Interesting article in Computer World that is consequence for your future upgrades, internet connection and services you buy: http://www.computerworld.com/articl...ing/youll-soon-be-using-gpu-as-a-service.html It could certainly benefit mobile - removing some of the overhead from your phone and putting it in the Cloud, prolonging battery-life. Also, this is basically what 'next-gen' consoles will become. Small section:
Unless I'm mistaken surely that'd rely on a really fast, low latency internet connection to avoid horrible lag?
To an extent, console gamer's already play on wireless controllers at 30FPS. It certainly won't satisfy your average PC user. For mobile though most games are point and click not 3D, so offloading could be done.
Outside-the-home infrastructure is still not yet sufficient for streaming completed rendered frames. inside-the-home infrastructure is often not good enough (wired Ethernet good, wireless almost always not good enough). I was hoping for "GPU-as-a-service" being a "pay a monthly subscription to get the latest Titan Whatever whenever it gets released and send the old one back as soon as it's outdated" service. That could be pretty neat.
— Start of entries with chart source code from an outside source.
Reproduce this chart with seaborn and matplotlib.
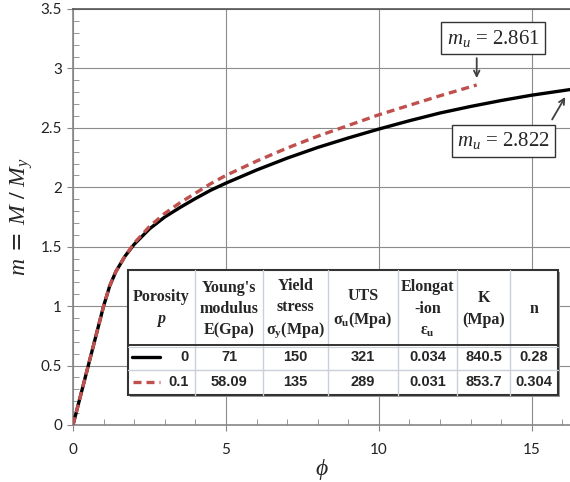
import matplotlib
matplotlib.use("Agg")
import matplotlib.pyplot as plt
import seaborn as sns
import pandas as pd
from matplotlib.patches import Rectangle
from matplotlib.ticker import MultipleLocator

# ---------------- data ----------------
phi_p0 = [0, 0.5, 1.0, 1.2, 1.4, 1.7, 2.0, 2.5, 3.0, 3.5, 4.0, 4.5, 5, 6, 7, 8, 9, 10, 11, 12, 13, 14, 15, 16.25]
m_p0 = [0, 0.5, 1.0, 1.17, 1.29, 1.42, 1.52, 1.65, 1.75, 1.83, 1.905, 1.975, 2.035, 2.145, 2.245, 2.335,
        2.415, 2.49, 2.56, 2.625, 2.68, 2.73, 2.775, 2.822]
phi_p01 = [0, 0.5, 1.0, 1.2, 1.4, 1.7, 2.0, 2.5, 3.0, 3.5, 4.0, 4.5, 5, 6, 7, 8, 9, 10, 11, 12, 13.2]
m_p01 = [0, 0.5, 1.0, 1.17, 1.29, 1.42, 1.53, 1.67, 1.78, 1.87, 1.95, 2.03, 2.10, 2.22, 2.33, 2.43,
         2.52, 2.61, 2.69, 2.77, 2.861]

mu_labels = [r"$m_u$ = 2.861", r"$m_u$ = 2.822"]

table_header = ["Porosity\n$\\mathbfit{p}$", "Young's\nmodulus\nE(Gpa)", "Yield\nstress\nσ$_\\mathrm{y}$(Mpa)",
                "UTS\nσ$_\\mathrm{u}$(Mpa)", "Elongat\n-ion\nε$_\\mathrm{u}$", "K\n(Mpa)", "n"]
row_p0 = ["0", "71", "150", "321", "0.034", "840.5", "0.28"]
row_p01 = ["0.1", "58.09", "135", "289", "0.031", "853.7", "0.304"]

# ---------------- style ----------------
sns.set_style("ticks")
plt.rcParams["mathtext.fontset"] = "custom"
plt.rcParams["mathtext.rm"] = "Liberation Serif:bold"
plt.rcParams["mathtext.it"] = "Liberation Serif:italic"
plt.rcParams["mathtext.bf"] = "Liberation Serif:bold"
plt.rcParams["mathtext.bfit"] = "Liberation Serif:bold:italic"

fig = plt.figure(figsize=(5.7, 4.82), dpi=100)
ax = fig.add_axes([73/570, 57/482, 497/570, 416/482])

red = "#C0504D"
df0 = pd.DataFrame({"phi": phi_p0, "m": m_p0})
df1 = pd.DataFrame({"phi": phi_p01, "m": m_p01})
sns.lineplot(data=df0, x="phi", y="m", ax=ax, color="black", lw=2.4, estimator=None, sort=False, zorder=3)
sns.lineplot(data=df1, x="phi", y="m", ax=ax, color=red, lw=2.4, estimator=None, sort=False,
             dashes=False, zorder=4)
ax.lines[-1].set_dashes([2.4, 1.5])

ax.set_xlim(0, 16.25)
ax.set_ylim(0, 3.5)
ax.xaxis.set_major_locator(MultipleLocator(5))
ax.xaxis.set_minor_locator(MultipleLocator(1))
ax.yaxis.set_major_locator(MultipleLocator(0.5))
ax.yaxis.set_minor_locator(MultipleLocator(0.1))
ax.set_yticks([0, 0.5, 1, 1.5, 2, 2.5, 3, 3.5])
ax.set_yticklabels(["0", "0.5", "1", "1.5", "2", "2.5", "3", "3.5"])
ax.grid(True, which="major", color="#8c8c8c", lw=0.8)
ax.set_axisbelow(True)

gray = "#868686"
for s in ["left", "bottom"]:
    ax.spines[s].set_color(gray)
    ax.spines[s].set_linewidth(1.2)
ax.spines["top"].set_color("#555555")
ax.spines["top"].set_linewidth(1.2)
ax.spines["right"].set_visible(False)
ax.tick_params(which="major", direction="out", length=4, color=gray, labelsize=11,
               labelcolor="#222222", pad=4)
ax.tick_params(which="minor", direction="in", length=4, color=gray)
for lab in ax.get_xticklabels() + ax.get_yticklabels():
    lab.set_family("Lato")
ax.tick_params(axis="x", pad=9)

ax.set_xlabel(r"$\phi$", fontsize=17, labelpad=0)
ax.set_ylabel(r"$m$ = $M\ /\ M_y$", fontsize=17, labelpad=4)

# ---------------- annotations ----------------
ax.text(13.73, 3.255, mu_labels[0], fontsize=15, family="Liberation Serif", ha="center", va="center",
        bbox=dict(boxstyle="square,pad=0.25", fc="white", ec="#333333", lw=1.0), zorder=6)
ax.annotate("", xy=(13.2, 2.895), xytext=(13.2, 3.11),
            arrowprops=dict(arrowstyle="->", color="#404040", lw=1.3), zorder=6)
ax.text(14.08, 2.39, mu_labels[1], fontsize=15, family="Liberation Serif", ha="center", va="center",
        bbox=dict(boxstyle="square,pad=0.25", fc="white", ec="#333333", lw=1.0), zorder=6)
ax.annotate("", xy=(16.14, 2.78), xytext=(15.62, 2.55),
            arrowprops=dict(arrowstyle="->", color="#404040", lw=1.3), zorder=6)

# ---------------- table ----------------
def fx(px):
    return (px - 73) / 497

def fy(py):
    return (425 - py) / 416

cols = [128, 195, 263, 328, 398, 457, 510, 558]
top, hbot, mid, bot = 270, 345, 369.5, 395
T = ax.transAxes
ax.add_patch(Rectangle((fx(cols[0]) + 0.004, fy(bot) - 0.006), fx(cols[-1]) - fx(cols[0]), fy(top) - fy(bot),
                       transform=T, fc="#9a9a9a", ec="none", zorder=7, clip_on=False))
ax.add_patch(Rectangle((fx(cols[0]), fy(bot)), fx(cols[-1]) - fx(cols[0]), fy(top) - fy(bot),
                       transform=T, fc="white", ec="#333333", lw=1.5, zorder=8, clip_on=False))
inner = "#c9d0da"
for c in cols[1:-1]:
    ax.plot([fx(c), fx(c)], [fy(bot), fy(top)], transform=T, color=inner, lw=1.0, zorder=9)
ax.plot([fx(cols[0]), fx(cols[-1])], [fy(hbot), fy(hbot)], transform=T, color="#333333", lw=1.4, zorder=9)
ax.plot([fx(cols[0]), fx(cols[-1])], [fy(hbot) - 0.006, fy(hbot) - 0.006], transform=T, color=inner, lw=0.8, zorder=9)
ax.plot([fx(cols[0]), fx(cols[-1])], [fy(mid), fy(mid)], transform=T, color=inner, lw=1.0, zorder=9)

for i, h in enumerate(table_header):
    cx = (fx(cols[i]) + fx(cols[i + 1])) / 2
    ax.text(cx, fy(309), h, transform=T, ha="center", va="center", fontsize=11.5,
            family="Liberation Serif", weight="bold", linespacing=1.45, zorder=10)

for row, py in [(row_p0, 357), (row_p01, 382)]:
    for i, v in enumerate(row):
        if i == 0:
            cx = fx(cols[1]) - 0.012
            ha = "right"
        else:
            cx = (fx(cols[i]) + fx(cols[i + 1])) / 2
            ha = "center"
        ax.text(cx, fy(py), v, transform=T, ha=ha, va="center", fontsize=10.5,
                family="Liberation Sans", weight="bold", zorder=10)

ax.plot([fx(132), fx(160)], [fy(357), fy(357)], transform=T, color="black", lw=2.4, zorder=10)
ax.plot([fx(133), fx(160)], [fy(382), fy(382)], transform=T, color=red, lw=2.4, zorder=10,
        dashes=[2.4, 1.5])

fig.savefig("out.png", dpi=100)
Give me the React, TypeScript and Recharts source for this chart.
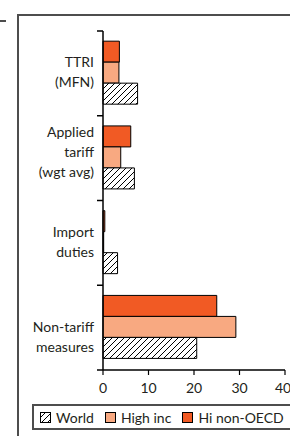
import React from 'react';
import { Bar, BarChart, XAxis, YAxis } from 'recharts';

const categoryLines = [
  ['TTRI', '(MFN)'],
  ['Applied', 'tariff', '(wgt avg)'],
  ['Import', 'duties'],
  ['Non-tariff', 'measures'],
];
const world = [7.6, 6.9, 3.2, 20.6];
const highInc = [3.5, 3.9, 0.15, 29.2];
const hiNonOecd = [3.6, 6.1, 0.4, 25.0];
const xTicks = [0, 10, 20, 30, 40];

const FONT = 'Lato, "Noto Sans", sans-serif';
const INK = '#231f20';
const FRAME = '#4d4d4d';
const ORANGE = '#f15a24';
const SALMON = '#f8a981';

const W = 290;
const H = 436;
const PLOT_LEFT = 103;
const PLOT_TOP = 31;
const PLOT_BOTTOM = 370;
const BAND = (PLOT_BOTTOM - PLOT_TOP) / categoryLines.length;
// the labels in the original sit a little off the band centres
const LABEL_SHIFT = [-1, -6, -1, 9];

const data = categoryLines.map((lines, i) => ({
  label: lines.join(' '),
  world: world[i],
  highInc: highInc[i],
  hiNonOecd: hiNonOecd[i],
}));

// legend order as in the figure (bars are drawn in reverse order, top to bottom)
const series = [
  { key: 'world', name: 'World', fill: 'url(#hatch)' },
  { key: 'highInc', name: 'High inc', fill: SALMON },
  { key: 'hiNonOecd', name: 'Hi non-OECD', fill: ORANGE },
];

function CategoryTick(props: any) {
  const { y, payload, index } = props;
  const lines = categoryLines[index] ?? [String(payload.value)];
  const lh = 20;
  const start = y + (LABEL_SHIFT[index] ?? 0) - ((lines.length - 1) * lh) / 2;
  return (
    <g>
      <line x1={PLOT_LEFT - 6} x2={PLOT_LEFT} y1={y - BAND / 2} y2={y - BAND / 2} stroke="#000" strokeWidth={1.5} />
      {index === categoryLines.length - 1 && (
        <line x1={PLOT_LEFT - 6} x2={PLOT_LEFT} y1={y + BAND / 2} y2={y + BAND / 2} stroke="#000" strokeWidth={1.5} />
      )}
      <text textAnchor="end" fontFamily={FONT} fontSize={14} fill={INK}>
        {lines.map((l, i) => (
          <tspan key={i} x={94} y={start + i * lh} dy="0.35em">
            {l}
          </tspan>
        ))}
      </text>
    </g>
  );
}

function Hatch({ id }: { id: string }) {
  return (
    <pattern id={id} patternUnits="userSpaceOnUse" width={6} height={6}>
      <rect width={6} height={6} fill="#fff" />
      <path d="M0,6 L6,0 M-1,1 L1,-1 M5,7 L7,5" stroke="#000" strokeWidth={1} />
    </pattern>
  );
}

function Legend() {
  return (
    <div
      style={{
        position: 'absolute',
        left: 32,
        top: 404,
        width: 300,
        height: 22,
        border: `2px solid ${FRAME}`,
        display: 'flex',
        alignItems: 'center',
        paddingLeft: 6,
        fontFamily: FONT,
        fontSize: 14,
        color: INK,
        boxSizing: 'content-box',
      }}
    >
      {series.map((s) => (
        <div key={s.key} style={{ display: 'flex', alignItems: 'center', marginRight: 11 }}>
          <svg width={11} height={11} style={{ marginRight: 5 }}>
            <defs>
              <Hatch id={`lh-${s.key}`} />
            </defs>
            <rect
              x={0.5}
              y={0.5}
              width={10}
              height={10}
              fill={s.key === 'world' ? `url(#lh-${s.key})` : s.fill}
              stroke="#000"
              strokeWidth={1}
            />
          </svg>
          <span>{s.name}</span>
        </div>
      ))}
    </div>
  );
}

export default function App() {
  return (
    <div style={{ position: 'absolute', left: 0, top: 0, width: W, height: H, overflow: 'hidden', background: '#fff' }}>
      <div style={{ position: 'absolute', left: 0, top: 20, width: 6, height: 2, background: FRAME }} />
      <div
        style={{
          position: 'absolute',
          left: 17,
          top: 14,
          width: 400,
          height: 500,
          borderLeft: `2px solid ${FRAME}`,
          borderTop: `2px solid ${FRAME}`,
        }}
      />
      <div style={{ position: 'absolute', left: 0, top: 0 }}>
        <BarChart
          width={W}
          height={H}
          layout="vertical"
          data={data}
          margin={{ top: PLOT_TOP, right: 5, bottom: H - PLOT_BOTTOM - 30, left: 0 }}
          barCategoryGap="12%"
          barGap={0}
        >
          <defs>
            <Hatch id="hatch" />
          </defs>
          <XAxis
            type="number"
            domain={[0, 40]}
            ticks={xTicks}
            height={30}
            tickSize={5}
            tickMargin={8}
            axisLine={{ stroke: '#000', strokeWidth: 1.5 }}
            tickLine={{ stroke: '#000', strokeWidth: 1.2 }}
            tick={{ fill: INK, fontSize: 14, fontFamily: FONT }}
          />
          <YAxis
            type="category"
            dataKey="label"
            width={PLOT_LEFT}
            tickLine={false}
            axisLine={{ stroke: '#000', strokeWidth: 1.5 }}
            tick={<CategoryTick />}
            interval={0}
          />
          {[...series].reverse().map((s) => (
            <Bar
              key={s.key}
              dataKey={s.key}
              name={s.name}
              fill={s.fill}
              stroke="#000"
              strokeWidth={1}
              isAnimationActive={false}
            />
          ))}
        </BarChart>
      </div>
      <Legend />
    </div>
  );
}
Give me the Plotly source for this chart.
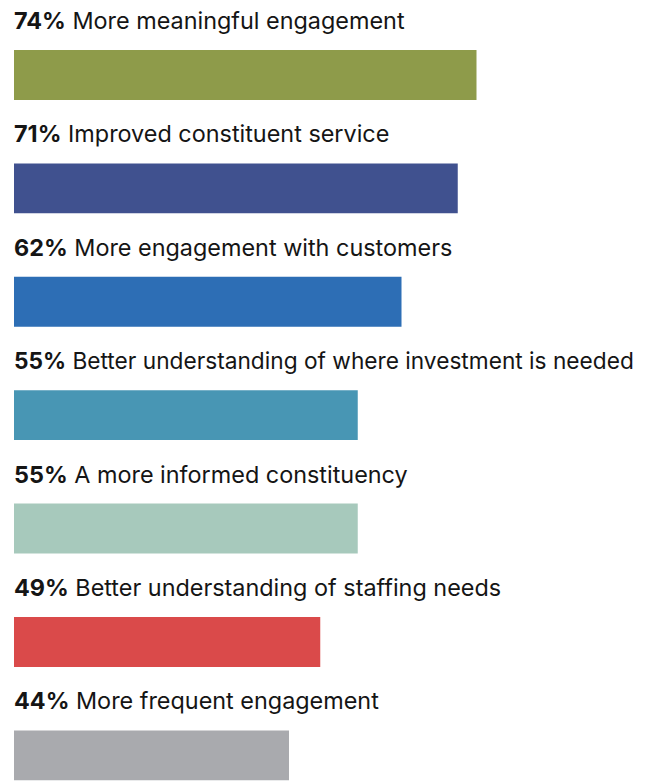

That would be neat but the monthly payments would have to be huge. If you consider something like the titan - you'd have to take into account the initial price (huge), the rate of depreciation (very fast) and the time until it would be replaced (quite quickly) and you'd have to pay out a lot each month.
It would definitely be a premium in the long run over buying GPUs yourself and flipping them when you upgrade, but depending on the margins (buying GPUs in bulk rather than from a reseller, batch RMAs, wastage from client damage, etc) it might be worth it to spread the cost and to avoid the hassle of launch rushes and second-hand sales.